# Task
Filter these entries, keeping only lines that hold the word "with".
---------- Data supplied
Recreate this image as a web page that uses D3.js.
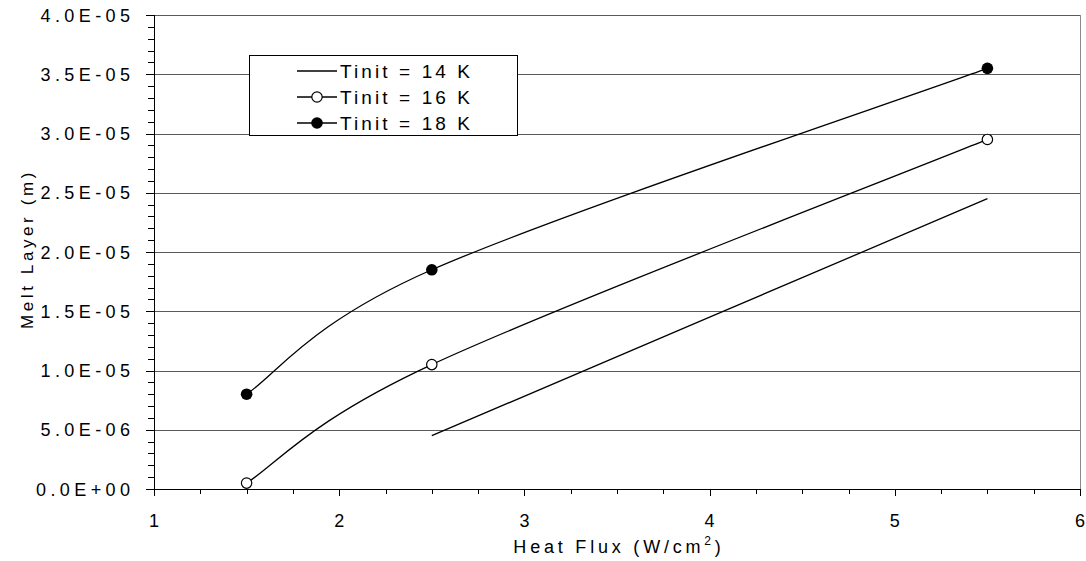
--------------------
---------- Data supplied
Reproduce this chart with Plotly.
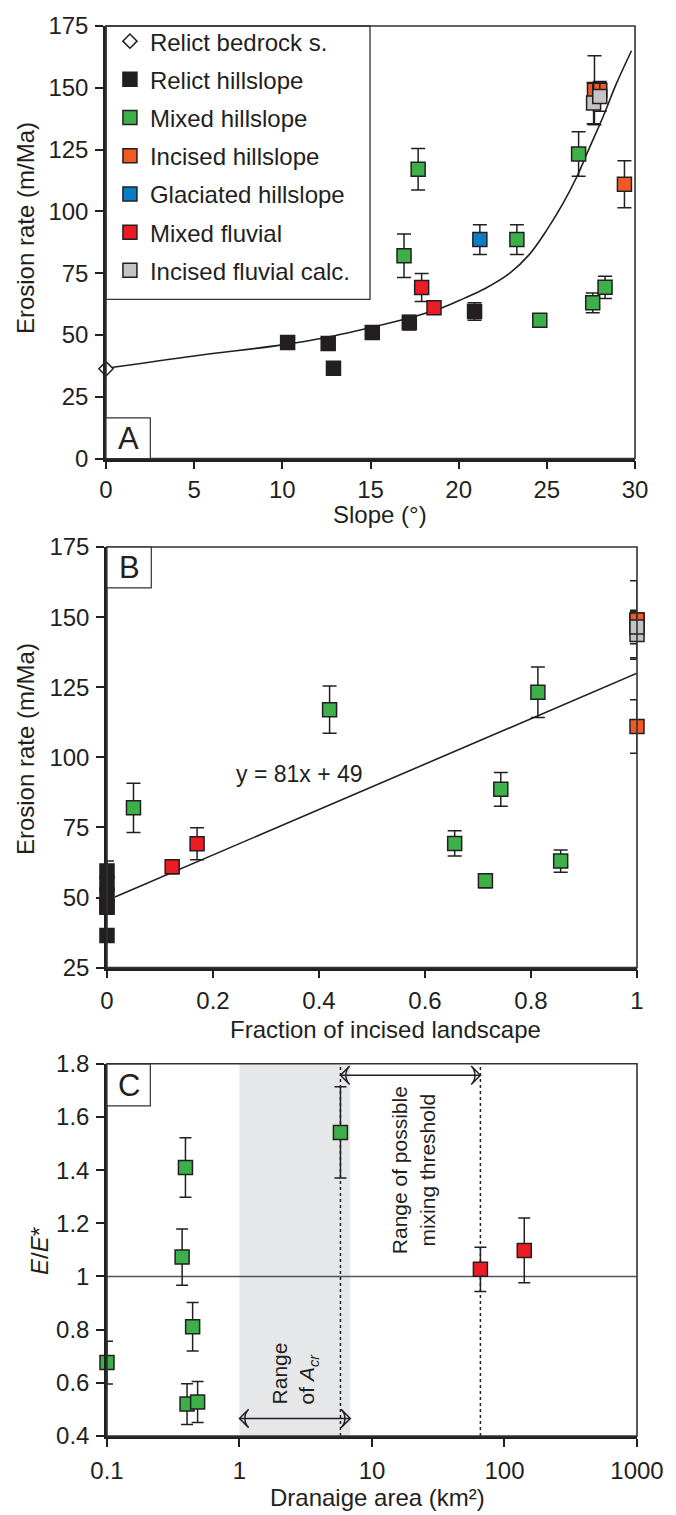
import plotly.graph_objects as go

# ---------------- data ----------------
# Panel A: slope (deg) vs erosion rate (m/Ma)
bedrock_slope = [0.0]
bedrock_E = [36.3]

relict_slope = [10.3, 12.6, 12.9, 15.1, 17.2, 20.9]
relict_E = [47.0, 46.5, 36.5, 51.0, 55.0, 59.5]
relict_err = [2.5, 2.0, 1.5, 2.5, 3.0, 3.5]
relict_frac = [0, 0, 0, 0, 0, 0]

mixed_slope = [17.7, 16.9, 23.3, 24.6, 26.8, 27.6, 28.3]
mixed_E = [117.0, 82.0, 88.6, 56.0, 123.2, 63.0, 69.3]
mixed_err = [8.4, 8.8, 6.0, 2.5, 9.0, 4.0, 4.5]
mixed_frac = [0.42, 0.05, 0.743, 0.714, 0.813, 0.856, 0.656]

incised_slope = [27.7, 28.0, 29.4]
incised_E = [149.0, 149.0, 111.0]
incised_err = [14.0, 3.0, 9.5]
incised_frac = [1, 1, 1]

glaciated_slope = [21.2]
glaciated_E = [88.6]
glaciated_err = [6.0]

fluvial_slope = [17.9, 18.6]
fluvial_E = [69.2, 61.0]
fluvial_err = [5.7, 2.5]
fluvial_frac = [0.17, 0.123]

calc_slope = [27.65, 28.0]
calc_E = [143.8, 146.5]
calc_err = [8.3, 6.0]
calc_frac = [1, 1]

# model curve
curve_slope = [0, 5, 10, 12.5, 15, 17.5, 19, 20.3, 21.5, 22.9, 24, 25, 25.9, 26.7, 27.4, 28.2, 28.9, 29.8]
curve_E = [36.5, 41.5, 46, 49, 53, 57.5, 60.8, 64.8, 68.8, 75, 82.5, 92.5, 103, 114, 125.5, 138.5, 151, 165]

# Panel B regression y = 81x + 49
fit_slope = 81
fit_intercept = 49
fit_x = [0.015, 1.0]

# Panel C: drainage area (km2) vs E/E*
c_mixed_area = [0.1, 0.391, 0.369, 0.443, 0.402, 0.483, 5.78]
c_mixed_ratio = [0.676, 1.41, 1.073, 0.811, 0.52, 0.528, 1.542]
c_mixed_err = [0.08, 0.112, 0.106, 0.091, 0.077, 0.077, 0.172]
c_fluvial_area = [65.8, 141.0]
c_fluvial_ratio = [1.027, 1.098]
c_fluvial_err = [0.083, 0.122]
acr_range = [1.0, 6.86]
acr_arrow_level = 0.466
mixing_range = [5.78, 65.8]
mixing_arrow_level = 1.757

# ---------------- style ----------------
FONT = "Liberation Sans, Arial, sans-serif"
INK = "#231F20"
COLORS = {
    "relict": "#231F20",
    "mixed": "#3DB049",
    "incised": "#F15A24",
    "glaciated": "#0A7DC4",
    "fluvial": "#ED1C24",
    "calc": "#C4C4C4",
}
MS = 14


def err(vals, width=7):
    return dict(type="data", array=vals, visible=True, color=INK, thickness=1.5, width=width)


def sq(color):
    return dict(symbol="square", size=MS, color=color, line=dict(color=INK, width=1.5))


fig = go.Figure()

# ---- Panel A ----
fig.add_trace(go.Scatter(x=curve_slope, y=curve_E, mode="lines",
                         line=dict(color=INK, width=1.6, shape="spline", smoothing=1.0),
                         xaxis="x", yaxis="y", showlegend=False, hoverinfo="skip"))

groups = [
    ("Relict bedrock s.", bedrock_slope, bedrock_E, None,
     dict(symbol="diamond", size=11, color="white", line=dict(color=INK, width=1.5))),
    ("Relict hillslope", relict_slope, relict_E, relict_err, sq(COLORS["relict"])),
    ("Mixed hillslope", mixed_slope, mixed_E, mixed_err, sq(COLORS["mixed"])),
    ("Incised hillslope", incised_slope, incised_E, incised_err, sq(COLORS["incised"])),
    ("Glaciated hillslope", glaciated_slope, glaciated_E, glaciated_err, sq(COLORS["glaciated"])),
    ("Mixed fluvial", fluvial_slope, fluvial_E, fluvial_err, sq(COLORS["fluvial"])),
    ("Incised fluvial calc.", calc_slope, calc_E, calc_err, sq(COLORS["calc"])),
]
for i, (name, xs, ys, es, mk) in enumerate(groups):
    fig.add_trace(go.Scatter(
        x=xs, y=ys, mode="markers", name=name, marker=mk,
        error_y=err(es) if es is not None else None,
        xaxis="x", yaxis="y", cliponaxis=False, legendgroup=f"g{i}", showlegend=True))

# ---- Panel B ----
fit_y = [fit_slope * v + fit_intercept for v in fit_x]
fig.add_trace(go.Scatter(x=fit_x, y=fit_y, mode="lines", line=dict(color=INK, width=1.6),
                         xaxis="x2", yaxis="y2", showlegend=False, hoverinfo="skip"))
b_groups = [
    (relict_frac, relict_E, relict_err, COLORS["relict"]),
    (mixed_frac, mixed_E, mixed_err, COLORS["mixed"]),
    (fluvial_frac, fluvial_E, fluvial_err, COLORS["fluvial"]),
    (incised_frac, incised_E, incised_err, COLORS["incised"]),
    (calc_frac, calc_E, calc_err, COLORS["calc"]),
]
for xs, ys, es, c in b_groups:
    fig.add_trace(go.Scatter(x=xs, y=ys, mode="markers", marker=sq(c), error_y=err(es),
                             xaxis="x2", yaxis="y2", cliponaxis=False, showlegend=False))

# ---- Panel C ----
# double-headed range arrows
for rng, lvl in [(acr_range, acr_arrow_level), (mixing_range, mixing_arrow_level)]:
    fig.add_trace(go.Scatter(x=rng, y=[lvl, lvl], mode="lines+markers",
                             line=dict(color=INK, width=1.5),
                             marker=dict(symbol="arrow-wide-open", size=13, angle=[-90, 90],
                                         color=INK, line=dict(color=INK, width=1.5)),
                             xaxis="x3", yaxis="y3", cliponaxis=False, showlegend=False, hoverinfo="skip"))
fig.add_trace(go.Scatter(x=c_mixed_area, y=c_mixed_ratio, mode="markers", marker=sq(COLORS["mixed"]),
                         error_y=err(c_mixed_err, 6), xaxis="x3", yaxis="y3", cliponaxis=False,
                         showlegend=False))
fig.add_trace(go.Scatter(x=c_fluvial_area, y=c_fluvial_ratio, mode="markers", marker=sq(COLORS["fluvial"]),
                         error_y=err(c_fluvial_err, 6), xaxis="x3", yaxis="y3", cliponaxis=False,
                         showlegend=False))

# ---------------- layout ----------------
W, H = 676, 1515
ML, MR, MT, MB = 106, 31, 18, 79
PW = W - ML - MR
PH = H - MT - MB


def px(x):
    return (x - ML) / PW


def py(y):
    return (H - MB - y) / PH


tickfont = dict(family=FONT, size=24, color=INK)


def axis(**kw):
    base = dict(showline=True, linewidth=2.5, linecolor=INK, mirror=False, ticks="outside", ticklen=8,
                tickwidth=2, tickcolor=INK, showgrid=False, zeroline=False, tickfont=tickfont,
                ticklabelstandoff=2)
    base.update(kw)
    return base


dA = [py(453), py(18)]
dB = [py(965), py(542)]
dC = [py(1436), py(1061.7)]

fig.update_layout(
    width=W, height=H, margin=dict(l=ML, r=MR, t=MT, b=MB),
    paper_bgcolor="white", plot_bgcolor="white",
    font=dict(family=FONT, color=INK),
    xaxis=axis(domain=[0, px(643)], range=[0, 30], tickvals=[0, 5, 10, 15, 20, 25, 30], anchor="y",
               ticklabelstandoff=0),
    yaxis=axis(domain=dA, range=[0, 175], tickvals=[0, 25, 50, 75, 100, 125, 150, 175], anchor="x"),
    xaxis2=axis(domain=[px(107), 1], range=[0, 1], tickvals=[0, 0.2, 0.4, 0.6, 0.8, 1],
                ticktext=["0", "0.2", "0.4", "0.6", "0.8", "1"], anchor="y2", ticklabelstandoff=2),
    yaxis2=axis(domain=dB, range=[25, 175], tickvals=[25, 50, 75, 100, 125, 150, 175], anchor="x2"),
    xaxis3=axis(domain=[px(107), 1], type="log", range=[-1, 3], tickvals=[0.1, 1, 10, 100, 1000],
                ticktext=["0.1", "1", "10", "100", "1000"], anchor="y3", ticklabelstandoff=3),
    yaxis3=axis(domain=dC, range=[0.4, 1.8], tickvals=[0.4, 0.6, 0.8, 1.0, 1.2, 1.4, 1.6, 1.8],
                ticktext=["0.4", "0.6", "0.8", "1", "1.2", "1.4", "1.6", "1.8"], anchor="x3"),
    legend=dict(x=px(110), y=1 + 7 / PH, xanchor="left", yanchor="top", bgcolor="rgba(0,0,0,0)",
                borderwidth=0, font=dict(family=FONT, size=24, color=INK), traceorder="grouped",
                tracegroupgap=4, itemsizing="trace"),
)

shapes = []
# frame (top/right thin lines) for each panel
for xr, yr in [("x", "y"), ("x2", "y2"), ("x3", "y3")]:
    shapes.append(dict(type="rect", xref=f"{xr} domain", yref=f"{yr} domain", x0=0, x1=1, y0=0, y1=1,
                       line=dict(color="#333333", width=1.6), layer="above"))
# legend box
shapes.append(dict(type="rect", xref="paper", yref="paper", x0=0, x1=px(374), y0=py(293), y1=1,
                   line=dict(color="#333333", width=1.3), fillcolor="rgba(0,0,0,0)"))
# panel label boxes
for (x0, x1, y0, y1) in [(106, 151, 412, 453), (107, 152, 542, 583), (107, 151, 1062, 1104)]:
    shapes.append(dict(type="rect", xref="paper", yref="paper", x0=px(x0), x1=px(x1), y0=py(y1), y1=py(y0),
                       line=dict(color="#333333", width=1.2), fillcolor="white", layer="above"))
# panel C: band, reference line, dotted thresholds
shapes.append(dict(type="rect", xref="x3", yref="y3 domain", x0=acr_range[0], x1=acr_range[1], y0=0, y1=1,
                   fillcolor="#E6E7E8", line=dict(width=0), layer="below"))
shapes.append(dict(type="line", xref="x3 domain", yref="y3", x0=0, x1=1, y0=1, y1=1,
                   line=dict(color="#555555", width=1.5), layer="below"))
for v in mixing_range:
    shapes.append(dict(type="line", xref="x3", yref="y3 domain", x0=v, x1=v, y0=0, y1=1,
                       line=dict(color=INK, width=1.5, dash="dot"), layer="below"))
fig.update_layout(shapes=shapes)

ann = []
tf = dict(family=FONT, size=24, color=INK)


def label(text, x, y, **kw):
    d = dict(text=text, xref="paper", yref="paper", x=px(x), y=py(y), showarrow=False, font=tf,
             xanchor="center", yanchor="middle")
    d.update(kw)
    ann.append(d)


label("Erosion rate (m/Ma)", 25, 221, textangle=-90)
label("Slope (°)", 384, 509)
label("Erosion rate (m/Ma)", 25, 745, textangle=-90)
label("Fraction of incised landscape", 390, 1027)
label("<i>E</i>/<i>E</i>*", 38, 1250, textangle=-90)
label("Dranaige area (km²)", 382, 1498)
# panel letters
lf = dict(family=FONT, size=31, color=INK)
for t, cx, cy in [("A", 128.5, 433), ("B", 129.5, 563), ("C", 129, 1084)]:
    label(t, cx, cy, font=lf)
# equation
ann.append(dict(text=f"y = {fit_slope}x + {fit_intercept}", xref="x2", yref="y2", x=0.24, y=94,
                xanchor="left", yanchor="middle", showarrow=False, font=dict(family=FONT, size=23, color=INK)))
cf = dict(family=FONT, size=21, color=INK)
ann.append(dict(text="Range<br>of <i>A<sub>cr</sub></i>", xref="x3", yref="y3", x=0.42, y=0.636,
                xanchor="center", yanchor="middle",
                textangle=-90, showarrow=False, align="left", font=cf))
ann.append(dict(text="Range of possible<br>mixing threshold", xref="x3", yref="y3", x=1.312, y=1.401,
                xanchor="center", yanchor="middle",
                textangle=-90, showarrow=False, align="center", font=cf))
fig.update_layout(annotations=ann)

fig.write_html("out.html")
--------------------
---------- Data supplied
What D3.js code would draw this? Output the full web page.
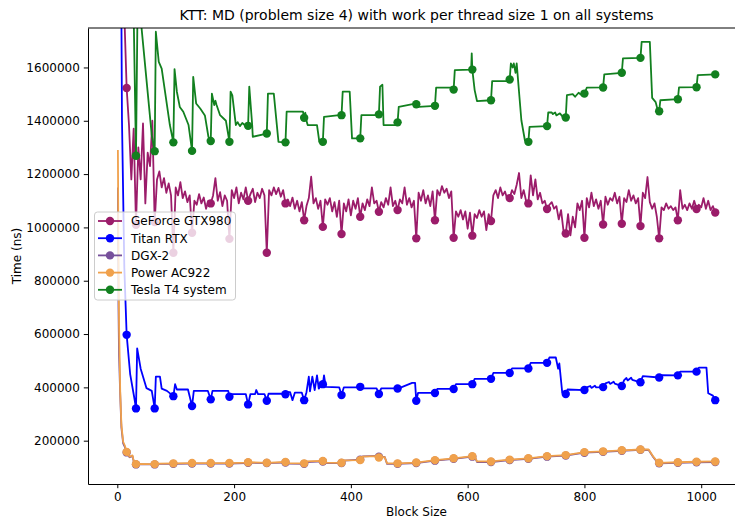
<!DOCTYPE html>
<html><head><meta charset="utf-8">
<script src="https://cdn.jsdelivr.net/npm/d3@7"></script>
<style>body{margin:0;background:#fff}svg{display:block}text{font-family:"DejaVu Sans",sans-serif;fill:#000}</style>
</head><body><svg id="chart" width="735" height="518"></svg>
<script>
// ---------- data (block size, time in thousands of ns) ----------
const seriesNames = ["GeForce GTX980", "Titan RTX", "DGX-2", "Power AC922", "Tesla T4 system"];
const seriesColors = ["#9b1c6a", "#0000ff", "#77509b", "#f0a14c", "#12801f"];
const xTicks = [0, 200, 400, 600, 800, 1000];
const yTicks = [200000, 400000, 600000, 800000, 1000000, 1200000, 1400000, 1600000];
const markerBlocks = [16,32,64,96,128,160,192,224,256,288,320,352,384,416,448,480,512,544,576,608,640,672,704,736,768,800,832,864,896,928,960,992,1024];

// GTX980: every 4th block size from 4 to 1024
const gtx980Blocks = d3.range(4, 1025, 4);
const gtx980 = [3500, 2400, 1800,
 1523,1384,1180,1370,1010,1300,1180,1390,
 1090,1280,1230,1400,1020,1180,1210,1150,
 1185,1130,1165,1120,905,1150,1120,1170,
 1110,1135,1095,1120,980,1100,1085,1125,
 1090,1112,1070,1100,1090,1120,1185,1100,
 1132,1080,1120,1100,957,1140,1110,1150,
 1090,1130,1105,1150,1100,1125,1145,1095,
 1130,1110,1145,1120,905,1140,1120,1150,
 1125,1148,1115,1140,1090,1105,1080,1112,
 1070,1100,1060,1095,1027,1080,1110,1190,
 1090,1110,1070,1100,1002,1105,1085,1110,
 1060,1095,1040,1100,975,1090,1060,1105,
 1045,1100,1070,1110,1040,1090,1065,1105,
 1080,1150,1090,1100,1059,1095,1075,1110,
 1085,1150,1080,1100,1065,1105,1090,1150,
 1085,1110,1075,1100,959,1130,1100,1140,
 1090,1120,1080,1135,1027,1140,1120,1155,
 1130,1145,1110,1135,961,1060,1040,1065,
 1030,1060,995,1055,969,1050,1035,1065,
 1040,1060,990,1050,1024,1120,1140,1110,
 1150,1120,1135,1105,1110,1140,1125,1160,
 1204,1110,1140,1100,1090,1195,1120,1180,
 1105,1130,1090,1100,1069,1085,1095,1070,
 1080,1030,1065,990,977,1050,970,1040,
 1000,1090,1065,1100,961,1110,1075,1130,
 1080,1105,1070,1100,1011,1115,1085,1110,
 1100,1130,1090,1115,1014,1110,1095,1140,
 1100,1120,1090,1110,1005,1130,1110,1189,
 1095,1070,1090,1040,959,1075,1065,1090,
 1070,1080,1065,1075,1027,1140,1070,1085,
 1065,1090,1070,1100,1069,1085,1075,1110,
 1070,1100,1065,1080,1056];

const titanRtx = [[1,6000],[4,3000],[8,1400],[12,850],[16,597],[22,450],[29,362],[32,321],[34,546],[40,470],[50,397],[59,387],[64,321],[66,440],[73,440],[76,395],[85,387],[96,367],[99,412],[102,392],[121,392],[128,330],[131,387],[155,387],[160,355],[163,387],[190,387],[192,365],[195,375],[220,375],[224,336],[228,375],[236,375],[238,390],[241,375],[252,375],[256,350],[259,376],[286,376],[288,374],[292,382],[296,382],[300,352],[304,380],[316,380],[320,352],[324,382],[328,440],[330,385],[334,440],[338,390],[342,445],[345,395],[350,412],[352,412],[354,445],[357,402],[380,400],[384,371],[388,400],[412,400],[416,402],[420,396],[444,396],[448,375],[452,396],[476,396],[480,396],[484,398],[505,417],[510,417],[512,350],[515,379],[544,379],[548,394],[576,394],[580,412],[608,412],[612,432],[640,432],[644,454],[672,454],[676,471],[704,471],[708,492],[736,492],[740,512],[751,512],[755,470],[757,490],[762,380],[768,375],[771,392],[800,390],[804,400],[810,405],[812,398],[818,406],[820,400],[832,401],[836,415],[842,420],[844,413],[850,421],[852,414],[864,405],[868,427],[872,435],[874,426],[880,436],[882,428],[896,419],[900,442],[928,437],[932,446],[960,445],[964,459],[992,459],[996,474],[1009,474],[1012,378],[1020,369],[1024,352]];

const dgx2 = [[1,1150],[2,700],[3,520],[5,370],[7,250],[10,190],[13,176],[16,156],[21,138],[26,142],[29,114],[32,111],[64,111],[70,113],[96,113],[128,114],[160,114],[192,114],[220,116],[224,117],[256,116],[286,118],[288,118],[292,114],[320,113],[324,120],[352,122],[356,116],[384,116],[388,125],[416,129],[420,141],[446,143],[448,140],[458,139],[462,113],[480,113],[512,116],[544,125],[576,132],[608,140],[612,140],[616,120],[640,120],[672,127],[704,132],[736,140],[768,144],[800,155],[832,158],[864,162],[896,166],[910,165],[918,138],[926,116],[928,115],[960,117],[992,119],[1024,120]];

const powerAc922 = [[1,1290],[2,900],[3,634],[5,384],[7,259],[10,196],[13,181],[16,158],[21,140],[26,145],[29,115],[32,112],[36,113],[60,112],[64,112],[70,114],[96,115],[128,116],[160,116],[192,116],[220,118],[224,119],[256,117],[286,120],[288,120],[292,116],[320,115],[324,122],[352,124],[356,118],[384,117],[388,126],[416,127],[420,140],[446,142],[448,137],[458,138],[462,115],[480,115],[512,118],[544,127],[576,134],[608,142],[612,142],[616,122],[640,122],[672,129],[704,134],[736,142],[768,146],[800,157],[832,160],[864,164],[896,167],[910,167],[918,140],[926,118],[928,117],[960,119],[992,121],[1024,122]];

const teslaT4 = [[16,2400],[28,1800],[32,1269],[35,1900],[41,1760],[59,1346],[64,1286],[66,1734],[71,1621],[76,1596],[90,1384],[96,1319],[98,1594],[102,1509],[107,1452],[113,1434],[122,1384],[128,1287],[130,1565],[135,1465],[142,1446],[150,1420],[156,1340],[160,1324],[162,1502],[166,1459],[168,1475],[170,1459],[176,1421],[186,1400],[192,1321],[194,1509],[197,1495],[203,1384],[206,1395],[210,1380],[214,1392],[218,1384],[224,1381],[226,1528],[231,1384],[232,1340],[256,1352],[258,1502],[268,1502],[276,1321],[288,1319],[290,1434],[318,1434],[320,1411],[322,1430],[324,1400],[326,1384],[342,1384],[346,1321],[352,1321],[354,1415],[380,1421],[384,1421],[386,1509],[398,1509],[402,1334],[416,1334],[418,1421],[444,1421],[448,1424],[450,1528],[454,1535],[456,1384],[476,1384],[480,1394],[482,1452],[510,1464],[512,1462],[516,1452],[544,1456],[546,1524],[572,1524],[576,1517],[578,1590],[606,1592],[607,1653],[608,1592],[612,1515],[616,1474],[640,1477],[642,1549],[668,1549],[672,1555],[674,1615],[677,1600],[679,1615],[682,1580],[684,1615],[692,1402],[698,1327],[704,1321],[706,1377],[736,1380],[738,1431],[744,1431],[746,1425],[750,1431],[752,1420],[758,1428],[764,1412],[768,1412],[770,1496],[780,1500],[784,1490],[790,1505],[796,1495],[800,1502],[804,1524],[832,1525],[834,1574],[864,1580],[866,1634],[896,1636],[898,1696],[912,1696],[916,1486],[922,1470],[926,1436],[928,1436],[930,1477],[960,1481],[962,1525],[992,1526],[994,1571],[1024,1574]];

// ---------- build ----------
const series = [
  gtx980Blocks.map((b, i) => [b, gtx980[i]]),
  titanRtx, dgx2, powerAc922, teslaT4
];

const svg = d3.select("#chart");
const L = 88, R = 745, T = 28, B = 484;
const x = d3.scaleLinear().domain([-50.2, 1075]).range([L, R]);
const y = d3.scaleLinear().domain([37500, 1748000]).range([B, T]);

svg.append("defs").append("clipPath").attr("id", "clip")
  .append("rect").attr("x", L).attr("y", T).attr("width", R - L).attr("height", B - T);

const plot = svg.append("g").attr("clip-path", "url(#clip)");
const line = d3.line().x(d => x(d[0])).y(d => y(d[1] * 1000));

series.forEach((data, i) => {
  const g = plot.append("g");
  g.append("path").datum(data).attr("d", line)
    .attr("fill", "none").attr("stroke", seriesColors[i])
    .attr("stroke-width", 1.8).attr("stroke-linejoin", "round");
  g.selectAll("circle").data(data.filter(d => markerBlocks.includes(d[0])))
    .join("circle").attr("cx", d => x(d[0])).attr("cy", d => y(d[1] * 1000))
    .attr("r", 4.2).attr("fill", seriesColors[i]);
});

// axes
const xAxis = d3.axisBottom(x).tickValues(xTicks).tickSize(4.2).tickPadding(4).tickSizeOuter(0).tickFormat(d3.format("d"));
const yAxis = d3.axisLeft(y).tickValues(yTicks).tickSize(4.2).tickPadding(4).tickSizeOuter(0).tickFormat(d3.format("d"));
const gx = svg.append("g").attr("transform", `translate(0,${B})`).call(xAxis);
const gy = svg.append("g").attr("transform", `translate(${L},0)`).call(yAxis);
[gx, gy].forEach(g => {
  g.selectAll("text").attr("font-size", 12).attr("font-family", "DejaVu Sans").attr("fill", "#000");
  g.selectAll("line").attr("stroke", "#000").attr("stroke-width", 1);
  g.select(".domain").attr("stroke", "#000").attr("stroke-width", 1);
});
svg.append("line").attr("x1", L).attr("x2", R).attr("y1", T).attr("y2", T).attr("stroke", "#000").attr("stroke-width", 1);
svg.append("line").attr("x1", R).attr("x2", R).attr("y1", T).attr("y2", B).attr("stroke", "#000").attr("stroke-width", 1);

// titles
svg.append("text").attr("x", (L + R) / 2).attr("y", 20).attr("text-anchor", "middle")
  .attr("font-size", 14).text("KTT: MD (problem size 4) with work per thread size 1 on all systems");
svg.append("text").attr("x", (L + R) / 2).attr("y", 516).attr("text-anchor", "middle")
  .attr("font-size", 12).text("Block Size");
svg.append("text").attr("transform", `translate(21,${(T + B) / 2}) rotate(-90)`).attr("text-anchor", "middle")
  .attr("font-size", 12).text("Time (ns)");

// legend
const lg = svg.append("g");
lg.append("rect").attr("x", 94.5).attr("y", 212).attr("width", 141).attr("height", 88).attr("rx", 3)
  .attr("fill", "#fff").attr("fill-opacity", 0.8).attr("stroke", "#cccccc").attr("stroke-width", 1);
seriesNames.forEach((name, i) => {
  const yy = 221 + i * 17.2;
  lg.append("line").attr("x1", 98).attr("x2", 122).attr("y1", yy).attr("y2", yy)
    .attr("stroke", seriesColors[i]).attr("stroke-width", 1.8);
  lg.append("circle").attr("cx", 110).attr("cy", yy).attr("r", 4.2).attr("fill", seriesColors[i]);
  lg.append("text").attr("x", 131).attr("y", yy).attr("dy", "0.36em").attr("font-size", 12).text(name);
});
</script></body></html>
--------------------
# Task solution
Reproduce this chart with Plotly.
  .attr("font-size", 14).text("KTT: MD (problem size 4) with work per thread size 1 on all systems");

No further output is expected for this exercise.